Not a lot of us have livestock. Less of us have servants. But God’s admonition remains. It’s clear that the call to rest and worship is important.
Ancient people carved out time in ways that could be measured. The Babylonians quartered the 28-day lunar cycle into weeks. The word “shabbath” is a Hebrew word for rest, and there it is at the beginning of our Judeo-Christian tradition.
I have seen Sunday called the beginning of the week even though I more think of it as the end. The poet Henry Longfellow wrote, “Sunday is the golden clasp that binds together the volume of the week.” It seems right to begin or end my week in church. The rest of the week revolves around it. It is one hour where the busyness is set aside, I am stilled, there is time to reflect. I might or might not pray well, but at least I will shut up. There’s value in that.

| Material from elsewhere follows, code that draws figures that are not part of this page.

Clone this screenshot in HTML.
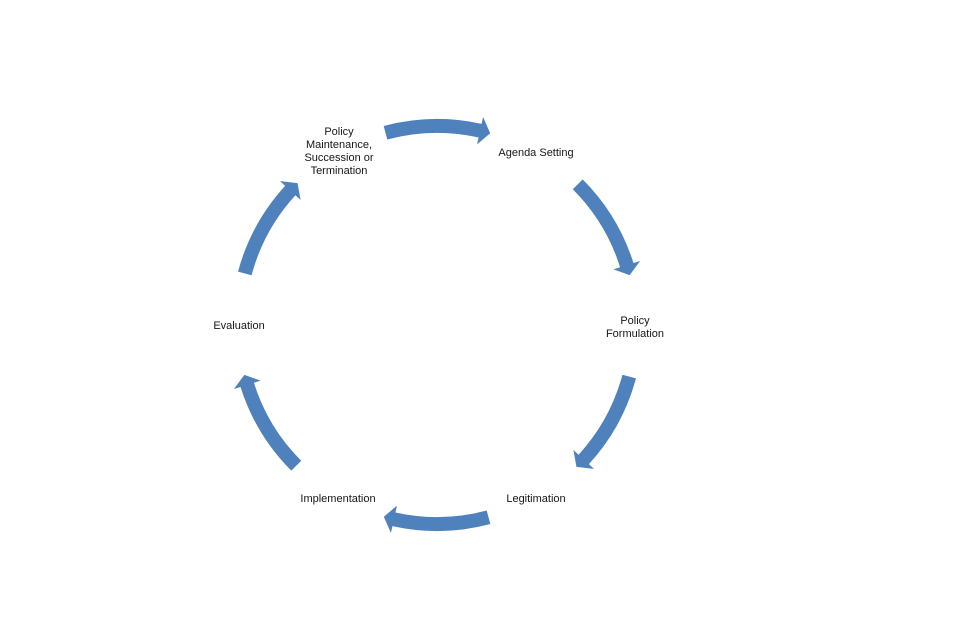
<!DOCTYPE html>
<html>
<head>
<meta charset="utf-8">
<style>
  html, body { margin: 0; padding: 0; background: #ffffff; }
  body { width: 960px; height: 640px; overflow: hidden; }
  svg { display: block; }
  text { font-family: "Liberation Sans", sans-serif; font-size: 11px; fill: #161616; text-anchor: middle; }
</style>
</head>
<body>
<svg width="960" height="640" viewBox="0 0 960 640" xmlns="http://www.w3.org/2000/svg">
  <rect x="0" y="0" width="960" height="640" fill="#ffffff"/>
  <defs>
    <path id="arr" d="M -53.32 -198.98 A 206 206 0 0 1 44.58 -201.12 L 46.10 -207.95 L 53.18 -191.76 L 40.04 -180.61 L 41.55 -187.45 A 192 192 0 0 0 -49.69 -185.45 Z" fill="#4F81BD"/>
  </defs>
  <g transform="translate(437,325)">
    <use href="#arr" transform="rotate(0)"/>
    <use href="#arr" transform="rotate(60)"/>
    <use href="#arr" transform="rotate(120)"/>
    <use href="#arr" transform="rotate(180)"/>
    <use href="#arr" transform="rotate(240)"/>
    <use href="#arr" transform="rotate(300)"/>
  </g>

  <text x="339" y="135">Policy</text>
  <text x="339" y="148">Maintenance,</text>
  <text x="339" y="161">Succession or</text>
  <text x="339" y="174">Termination</text>

  <text x="536" y="156">Agenda Setting</text>

  <text x="635" y="324">Policy</text>
  <text x="635" y="337">Formulation</text>

  <text x="239" y="329">Evaluation</text>

  <text x="338" y="502">Implementation</text>
  <text x="536" y="502">Legitimation</text>
</svg>
</body>
</html>
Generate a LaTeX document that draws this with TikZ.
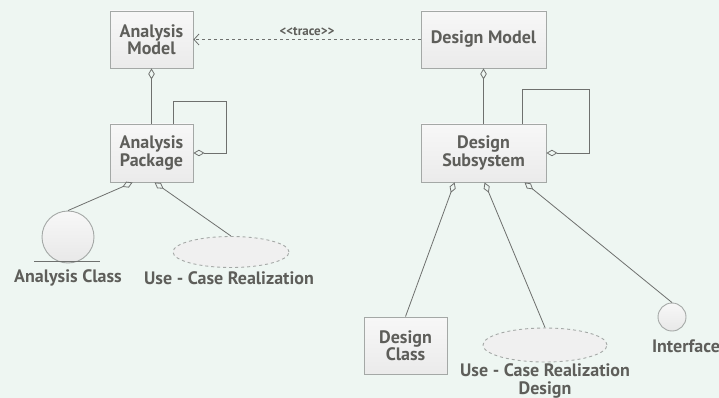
\documentclass[tikz,border=0pt]{standalone}
\usepackage{fontspec}
\setmainfont{PT Sans}
\usetikzlibrary{arrows.meta,calc,shapes.geometric}
\definecolor{bg}{HTML}{EEF6F2}
\definecolor{txt}{HTML}{5E5E5A}
\definecolor{edge}{HTML}{A4A8A6}
\definecolor{ln}{HTML}{6E706E}
\tikzset{
  every node/.style={text=txt,font=\bfseries\fontsize{18}{17.5}\selectfont},
  umlbox/.style={draw=edge,top color=gray!6,bottom color=gray!16,rectangle,inner sep=0pt,align=center,line width=0.9pt},
  umlcirc/.style={draw=edge,top color=gray!6,bottom color=gray!18,circle,inner sep=0pt,line width=0.9pt},
  umlell/.style={draw=edge,dashed,fill=gray!12,ellipse,inner sep=0pt,line width=0.9pt},
  lbl/.style={align=center,inner sep=0pt},
  agg/.style={draw=ln,line width=0.8pt,-{Diamond[open,length=11pt,width=6.5pt]}},
  trace/.style={draw=ln,line width=0.8pt,dashed,-{Straight Barb[length=5pt,width=11pt]}}
}
\begin{document}
\begin{tikzpicture}[x=1pt,y=-1pt]
\useasboundingbox[fill=bg] (0,0) rectangle (719,398);
\node[umlbox,minimum width=83,minimum height=57] (am) at (151.5,39.5) {Analysis\\Model};
\node[umlbox,minimum width=125,minimum height=57] (dm) at (483.5,39.5) {Design Model};
\node[umlbox,minimum width=83,minimum height=58] (ap) at (151.5,153) {Analysis\\Package};
\node[umlbox,minimum width=125,minimum height=58] (ds) at (483.5,153) {Design\\Subsystem};
\node[umlbox,minimum width=83,minimum height=57] (dc) at (405.5,345.5) {Design\\Class};
\node[umlcirc,minimum size=52] (ac) at (68,237) {};
\node[umlell,minimum width=116,minimum height=31] (ucr) at (231,252) {};
\node[umlell,minimum width=124,minimum height=34] (ucrd) at (545,345) {};
\node[umlcirc,minimum size=28] (intf) at (672,317) {};
\node[lbl] (acl) at (68,278) {Analysis Class};
\node[lbl] (ucrl) at (229,278) {Use - Case Realization};
\node[lbl] (ucrdl) at (545,381) {Use - Case Realization\\Design};
\node[lbl] (intfl) at (686,346) {Interface};
% trace
\draw[trace] (dm.west) -- node[above=0.5pt,font=\bfseries\fontsize{13}{14}\selectfont] (tl) {<\kern0pt<trace>\kern0pt>} (am.east);
% aggregations
\draw[agg] (ap.north) -- (am.south);
\draw[agg] (ds.north) -- (dm.south);
\draw[agg] ($(ap.north east)+(-20,0)$) -- ++(0,-22) -- ++(53,0) |- (ap.east);
\draw[agg] ($(ds.north east)+(-24,0)$) -- ++(0,-34) -- ++(67,0) |- (ds.east);
\draw[agg] (ac.north) -- ($(ap.south west)+(23,0)$);
\draw[agg] (ucr.north) -- ($(ap.south west)+(45,0)$);
\draw[agg] (dc.north) -- ($(ds.south west)+(34,0)$);
\draw[agg] (ucrd.north) -- ($(ds.south west)+(64,0)$);
\draw[agg] (intf.north) -- ($(ds.south west)+(104,0)$);
% analysis class underline
\draw[draw=ln,line width=0.8pt] ($(ac.south)+(-34,-2)$) -- ++(66,0);
\end{tikzpicture}
\end{document}
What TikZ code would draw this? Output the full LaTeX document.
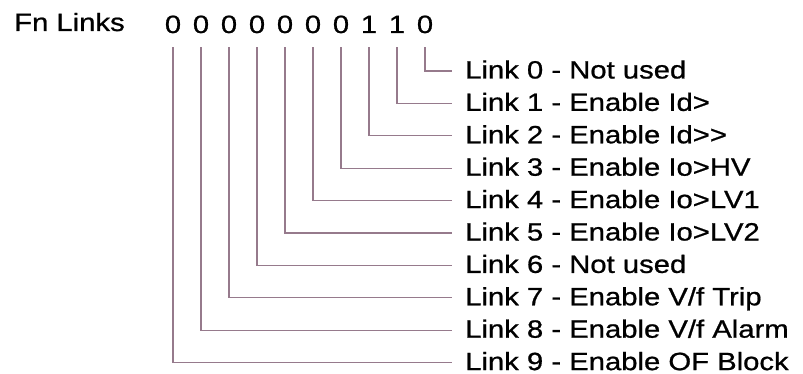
\documentclass[tikz,border=0pt]{standalone}
\usepackage{fontspec}
\setmainfont{Liberation Sans}[FakeStretch=1.17, FakeBold=0.8]
\usepackage{tikz}
\usetikzlibrary{positioning}
\definecolor{linkgray}{RGB}{150,122,140}

\begin{document}
\begin{tikzpicture}[x=1pt, y=-1pt,
        every node/.style={font=\fontsize{25pt}{30pt}\selectfont, color=black},
        bit/.style={anchor=base, inner xsep=0pt, inner ysep=14pt, text depth=0pt},
        linktext/.style={anchor=west, inner xsep=13pt, inner ysep=0pt, text height=15pt, text depth=0pt},
        linkline/.style={draw=linkgray, line width=1.2pt}]
      \useasboundingbox (0,0) rectangle (803,374);
      \node (title) [anchor=base west, inner sep=0pt] at (14,31) {Fn Links};
      \foreach \b/\v [count=\n from 0] in {9/0,8/0,7/0,6/0,5/0,4/0,3/0,2/1,1/1,0/0}
        \node (bit\b) [bit] at (173+28*\n,33) {\v};
      \foreach \k/\t in {0/{Not used}, 1/{Enable Id>}, 2/{Enable Id{>}{>}},
          3/{Enable Io>HV}, 4/{Enable Io>LV1}, 5/{Enable Io>LV2}, 6/{Not used},
          7/{Enable V/f Trip}, 8/{Enable V/f Alarm}, 9/{Enable OF Block}}
        \node (link\k) [linktext] at (452,71+32.4*\k) {Link \k{} - \t};
      \foreach \k in {0,...,9}
        \draw[linkline] (bit\k.south) |- (link\k.west);
\end{tikzpicture}
\end{document}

Church attendance has declined. Sunday is still a day off work for most. It does not include attending services for as many. I guess I will never know what that feels like. Sunday and church can’t be separated in my 62-year old head.
I mentioned that my dad tried to schedule field work away from Sundays. He would never cut hay on a Thursday that was likely be baled on Sunday. As the farm drifted from livestock to crops in my time, that has changed. Now, I look at a good weather day for planting and jump on the tractor as soon as I’m home from Mass.

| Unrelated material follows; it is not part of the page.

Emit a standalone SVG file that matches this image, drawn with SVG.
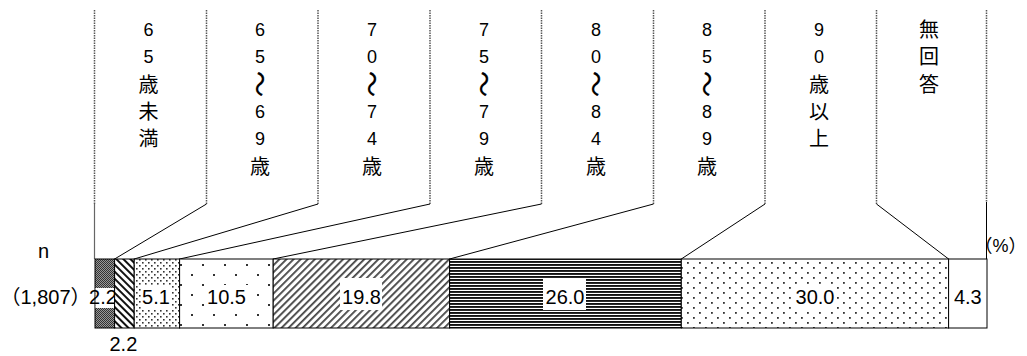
<svg xmlns="http://www.w3.org/2000/svg" width="1027" height="356" viewBox="0 0 1027 356">
<style>
.d{font-family:"Liberation Sans","Noto Sans CJK JP",sans-serif;font-size:18px;fill:#000;text-anchor:middle}
.k{font-family:"Noto Sans CJK JP","Liberation Sans",sans-serif;font-size:20px;fill:#000;text-anchor:middle}
.t{font-family:"Noto Sans CJK JP","Liberation Sans",sans-serif;font-size:26px;fill:#000;stroke:#000;stroke-width:0.2;text-anchor:middle}
.v{font-family:"Liberation Sans","Noto Sans CJK JP",sans-serif;font-size:20px;fill:#000;text-anchor:middle}
.vs{font-family:"Liberation Sans","Noto Sans CJK JP",sans-serif;font-size:20px;fill:#000;text-anchor:start}
.ve{font-family:"Liberation Sans","Noto Sans CJK JP",sans-serif;font-size:18px;fill:#000;text-anchor:end}
.seg{stroke:#000;stroke-width:1}
.dot{stroke:#555;stroke-width:1.5;stroke-dasharray:1.5 1;fill:none}
.ln{stroke:#000;stroke-width:1;fill:none}
.box{fill:#fff}
</style>
<defs>
<pattern id="p1" width="2" height="2" patternUnits="userSpaceOnUse">
<rect width="2" height="2" fill="#999"/><rect width="1" height="1" fill="#333"/><rect x="1" y="1" width="1" height="1" fill="#333"/>
</pattern>
<pattern id="p2" width="6" height="5" patternUnits="userSpaceOnUse" patternTransform="rotate(45)">
<rect width="6" height="5" fill="#fff"/><rect width="6" height="2" fill="#111"/>
</pattern>
<pattern id="p3" width="6" height="6" patternUnits="userSpaceOnUse">
<rect width="6" height="6" fill="#fff"/><rect x="1" y="1" width="1.6" height="1.6" fill="#333"/><rect x="4" y="4" width="1.6" height="1.6" fill="#333"/>
</pattern>
<pattern id="p4" width="22" height="20" patternUnits="userSpaceOnUse">
<rect width="22" height="20" fill="#fff"/><rect x="4" y="4" width="2" height="2" fill="#333"/><rect x="15" y="14" width="2" height="2" fill="#333"/>
</pattern>
<pattern id="p5" width="6" height="5" patternUnits="userSpaceOnUse" patternTransform="rotate(-45)">
<rect width="6" height="5" fill="#fff"/><rect width="6" height="1.8" fill="#444"/>
</pattern>
<pattern id="p6" width="4" height="3" patternUnits="userSpaceOnUse">
<rect width="4" height="3" fill="#fff"/><rect width="4" height="1.9" fill="#111"/>
</pattern>
<pattern id="p7" width="12" height="10" patternUnits="userSpaceOnUse">
<rect width="12" height="10" fill="#fff"/><rect x="3" y="2" width="1.8" height="1.8" fill="#333"/><rect x="9" y="7" width="1.8" height="1.8" fill="#333"/>
</pattern>
</defs>

<g id="connectors">
<line class="dot" x1="94.5" y1="10" x2="94.5" y2="204"/>
<line class="dot" x1="206.5" y1="10" x2="206.5" y2="204"/>
<line class="dot" x1="318" y1="10" x2="318" y2="204"/>
<line class="dot" x1="430" y1="10" x2="430" y2="204"/>
<line class="dot" x1="541.5" y1="10" x2="541.5" y2="204"/>
<line class="dot" x1="653.5" y1="10" x2="653.5" y2="204"/>
<line class="dot" x1="765" y1="10" x2="765" y2="204"/>
<line class="dot" x1="876.5" y1="10" x2="876.5" y2="204"/>
<line class="dot" x1="986.5" y1="10" x2="986.5" y2="202"/>
<line x1="94.5" y1="204" x2="94.5" y2="259" stroke="#666" stroke-width="1.2"/>
<line class="ln" x1="986.5" y1="202" x2="986.5" y2="259"/>
<line class="ln" x1="206.5" y1="204" x2="114.6" y2="259"/>
<line class="ln" x1="318" y1="204" x2="134.2" y2="259"/>
<line class="ln" x1="430" y1="204" x2="179.6" y2="259"/>
<line class="ln" x1="541.5" y1="204" x2="273.2" y2="259"/>
<line class="ln" x1="653.5" y1="204" x2="449.6" y2="259"/>
<line class="ln" x1="765" y1="204" x2="681.3" y2="259"/>
<line class="ln" x1="876.5" y1="204" x2="948.6" y2="259"/>
</g>

<g id="axis-labels">
<text class="v" x="43.5" y="258">n</text>
<text class="vs" x="0.5" y="303.5">（1,807）</text>
<text class="ve" x="1026.5" y="252">（%）</text>
</g>

<g id="age-under65">
<text class="d" x="148.5" y="35.5">6</text>
<text class="d" x="148.5" y="63">5</text>
<text class="k" x="148.5" y="91.6">歳</text>
<text class="k" x="148.5" y="118.9">未</text>
<text class="k" x="148.5" y="146.2">満</text>
<rect class="seg" x="95" y="259" width="19.6" height="69" fill="url(#p1)"/>
<rect class="box" x="95.5" y="288" width="18.6" height="20"/>
<text class="v" x="103" y="303.5">2.2</text>
</g>

<g id="age-65-69">
<text class="d" x="260" y="35.5">6</text>
<text class="d" x="260" y="63">5</text>
<text class="t" x="260" y="93.9" transform="rotate(90 260 84)">～</text>
<text class="d" x="260" y="117.8">6</text>
<text class="d" x="260" y="145.1">9</text>
<text class="k" x="260" y="173.6">歳</text>
<rect class="seg" x="114.6" y="259" width="19.6" height="69" fill="url(#p2)"/>
<text class="v" x="123.4" y="350.7">2.2</text>
</g>

<g id="age-70-74">
<text class="d" x="372" y="35.5">7</text>
<text class="d" x="372" y="63">0</text>
<text class="t" x="372" y="93.9" transform="rotate(90 372 84)">～</text>
<text class="d" x="372" y="117.8">7</text>
<text class="d" x="372" y="145.1">4</text>
<text class="k" x="372" y="173.6">歳</text>
<rect class="seg" x="134.2" y="259" width="45.4" height="69" fill="url(#p3)"/>
<rect class="box" x="141" y="285" width="30" height="24"/>
<text class="v" x="156" y="303.5">5.1</text>
</g>

<g id="age-75-79">
<text class="d" x="484" y="35.5">7</text>
<text class="d" x="484" y="63">5</text>
<text class="t" x="484" y="93.9" transform="rotate(90 484 84)">～</text>
<text class="d" x="484" y="117.8">7</text>
<text class="d" x="484" y="145.1">9</text>
<text class="k" x="484" y="173.6">歳</text>
<rect class="seg" x="179.6" y="259" width="93.6" height="69" fill="url(#p4)"/>
<rect class="box" x="205" y="285" width="43" height="24"/>
<text class="v" x="226.5" y="303.5">10.5</text>
</g>

<g id="age-80-84">
<text class="d" x="596" y="35.5">8</text>
<text class="d" x="596" y="63">0</text>
<text class="t" x="596" y="93.9" transform="rotate(90 596 84)">～</text>
<text class="d" x="596" y="117.8">8</text>
<text class="d" x="596" y="145.1">4</text>
<text class="k" x="596" y="173.6">歳</text>
<rect class="seg" x="273.2" y="259" width="176.4" height="69" fill="url(#p5)"/>
<rect class="box" x="340" y="278" width="42" height="32"/>
<text class="v" x="361.5" y="303.5">19.8</text>
</g>

<g id="age-85-89">
<text class="d" x="707" y="35.5">8</text>
<text class="d" x="707" y="63">5</text>
<text class="t" x="707" y="93.9" transform="rotate(90 707 84)">～</text>
<text class="d" x="707" y="117.8">8</text>
<text class="d" x="707" y="145.1">9</text>
<text class="k" x="707" y="173.6">歳</text>
<rect class="seg" x="449.6" y="259" width="231.7" height="69" fill="url(#p6)"/>
<rect class="box" x="543" y="278" width="43" height="32"/>
<text class="v" x="565" y="303.5">26.0</text>
</g>

<g id="age-90plus">
<text class="d" x="819" y="35.5">9</text>
<text class="d" x="819" y="63">0</text>
<text class="k" x="819" y="91.6">歳</text>
<text class="k" x="819" y="118.9">以</text>
<text class="k" x="819" y="146.2">上</text>
<rect class="seg" x="681.3" y="259" width="267.3" height="69" fill="url(#p7)"/>
<rect class="box" x="793" y="285" width="44" height="24"/>
<text class="v" x="815" y="303.5">30.0</text>
</g>

<g id="no-answer">
<text class="k" x="929" y="36.6">無</text>
<text class="k" x="929" y="64.1">回</text>
<text class="k" x="929" y="91.6">答</text>
<rect class="seg" x="948.6" y="259" width="38.4" height="69" fill="#fff"/>
<text class="v" x="967.8" y="303.5">4.3</text>
</g>
</svg>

I don’t talk to God about this as much as I used to. Too often rain has stopped things for two weeks at a time, and I feel compelled to be out there. Would God provide enough days me to finish, since he provides for the birds of the air who don’t sow or reap? I don’t know; maybe this is a sign of weak faith in me.
It wasn’t just farmers back then who took a respite. Stores weren’t open on Sundays for most of our nation’s history. A couple weeks ago, in the Journal’s page of fifty-year ago news, some stores in New Ulm made an organized effort to challenge the ordinance that prevented them from being open Sundays. The article mentioned that some suburban stores had begun staying open Sundays about a decade before. I assume that was referencing the Southdale Mall that opened in 1958. It reported that the downtown Minneapolis stores had not followed suit.
I was too young to be paying attention then. But reading that it struck me that is a significant societal shift.
Last year Minnesota allowed off-sale liquor stores to be open on Sundays. I like liquor as much as the next guy, but I didn’t think we needed that. The small prohibition was a slight nod to our traditional roots. It was a tiny reminder that there is something different about a Sunday, that our lives are more than a steady stream of consumption.
One thing Sunday has become is a sports day. For five months, pro football and Sundays have become linked. I hope it is not the case that football has replaced religion. But one has declined in practitioners as the other has risen; it is hard to not see such an implication.
In the summer, Sundays give us amateur baseball, a source of joy for ball players and fans across Minnesota and certainly Brown County from Searles to Springfield. It is interesting to go back to the early 1900’s when pasture ball and town ball games were played on Saturdays. With the coarse language, betting, and smoking that attended the games, it was considered an improper activity for the Lord’s Day.
Whether you are a churchgoer or not, I think we can all be glad for Sundays. Even if you are a marginal believer, it sets time apart from the patterns of the rest of the week. Sunday allows an opening for the sacred in our lives. Maybe we don’t always take advantage, but it gives a space for our minds to lift to the beyond, whatever that may be. Thank God for Sundays.